There is only one witness for the defense: the accused man himself.

According to Tom Robinson, the incident when he broke up a piece of furniture actually took place months earlier. Since that time, he had done many small favors for Mayella. On the day the rape is supposed to have happened, Mayella asked him to come inside the house to fix a door. But once they were alone together, Mayella kissed him. Tom's reaction to this was panic. He knew that any involvement with Mayella would mean trouble. And when Bob Ewell came in and found him and Mayella together, Tom ran away as fast as he could.

It is obvious by now that Tom is telling the truth. How do we know this? Here are a few of the important reasons:

-Tom's left arm is crippled. He could not possibly have tried to choke Mayella with two hands, or beaten her on the right side of her face.

-You have learned earlier from Heck Tate that Bob Ewell never called a doctor for his daughter. There is no proof that she was ever raped at all.

-Bob Ewell and Mayella's stories contradict each other about what was going on at the moment Bob arrived. Bob says he saw the rape. Mayella says her father had to ask, "Who did this?"

-Both of the Ewells acted as if they weren't telling the truth. Bob Ewell was surly and aggressive; Mayella was frightened of Atticus because she knew he could see through her lies.


Tom Robinson's problems, however, are far from over. The prosecuting attorney gives him a very hard time. At one point, he gets Tom to tell the court the reason why he did so many favors for Mayella: He felt sorry for her. Mayella had no friends, and she spent her whole life taking care of the house while her father and brothers just sat around.

This admission will be fatal for Tom. As far as the people of Maycomb are concerned, no black man has a right to feel sorry for a white woman. Inferiors are not supposed to pity their betters.

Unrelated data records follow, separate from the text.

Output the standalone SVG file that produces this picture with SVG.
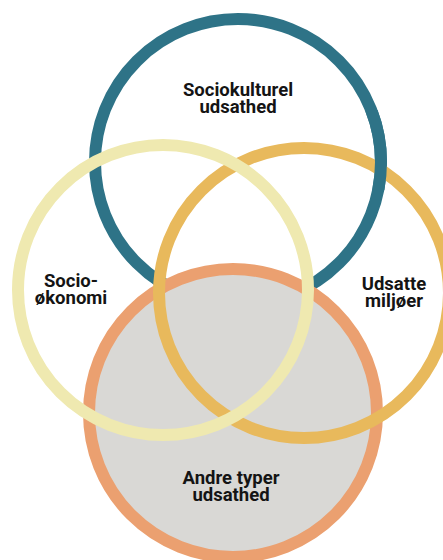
<svg xmlns="http://www.w3.org/2000/svg" width="443" height="560" viewBox="0 0 443 560">
  <style>
    .ring { fill: none; stroke-width: 12; }
    .lbl { font-family: Roboto, "Liberation Sans", Arial, sans-serif; font-weight: 700; font-size: 18.5px; fill: #141414; text-anchor: middle; }
  </style>
  <defs>
    <clipPath id="tealOver">
      <rect x="345" y="110" width="70" height="80"/>
    </clipPath>
  </defs>
  <rect width="443" height="560" fill="#ffffff"/>
  <g id="node-sociokulturel">
    <circle id="teal-ring" class="ring" cx="238" cy="162" r="143" stroke="#2e7387"/>
    <text class="lbl" x="238" y="96">Sociokulturel</text>
    <text class="lbl" x="238" y="113">udsathed</text>
  </g>
  <g id="node-andre">
    <circle cx="233" cy="413" r="144" fill="#d9d8d5" stroke="#eba070" stroke-width="12"/>
    <text class="lbl" x="231" y="484">Andre typer</text>
    <text class="lbl" x="231" y="501">udsathed</text>
  </g>
  <g id="node-udsatte">
    <circle class="ring" cx="304" cy="293" r="145" stroke="#e8b95c"/>
    <text class="lbl" x="394" y="290">Udsatte</text>
    <text class="lbl" x="394" y="307">miljøer</text>
  </g>
  <use href="#teal-ring" clip-path="url(#tealOver)"/>
  <g id="node-socio">
    <circle class="ring" cx="163" cy="290" r="145" stroke="#efe9b0"/>
    <text class="lbl" x="71" y="287">Socio-</text>
    <text class="lbl" x="71" y="304">økonomi</text>
  </g>
</svg>
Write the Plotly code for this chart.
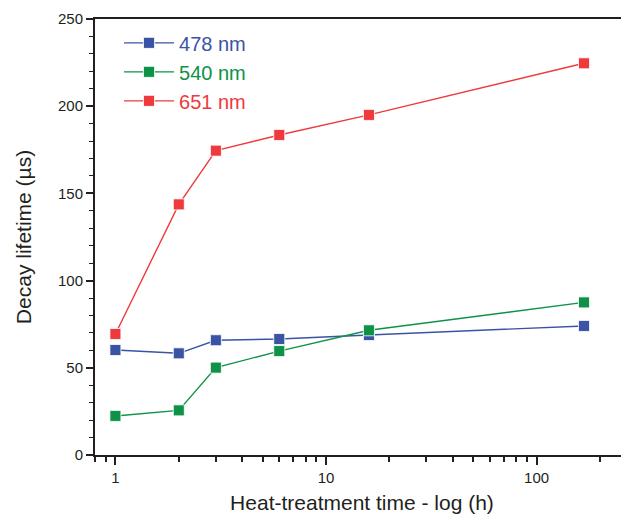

At the end of the chapter is a conversation between Dill and Scout that contrasts their reactions to the trial. Dill, the sensitive outsider, is so upset by the way the prosecuting attorney treats Tom Robinson that he feels ill and has to leave the courthouse. Scout's feelings are more complex. As a lawyer's daughter, she realizes that the prosecuting attorney is just doing his job. Perhaps he has gone too far in the insulting way he spoke to the defendant, but basically all prosecutors ask tough questions of every defendant. Scout even feels sympathy for Mayella, who, she says, must be "the loneliest person in the world." Originally, Mayella did not mean to hurt Tom. She only wanted affection. Now, one way or another, Mayella's father has convinced her that accusing Tom is the only way to restore the family's lost pride.

NOTE:

Scout's reactions show just how far she has come in accepting her father's advice to try to understand people by getting inside their skin. But understanding the motives of others does not necessarily make the world a less confusing place. If the prosecuting attorney is not entirely to blame, and Mayella is not entirely to blame, then who is responsible for what is happening to Tom Robinson? Scout does not have an answer to this question. Your first reaction may be that it is all the fault of Bob Ewell, who is obviously a liar. But remember, Bob Ewell could not have hurt Tom Robinson in the way he has if it were not for the cooperation of many other people in Maycomb.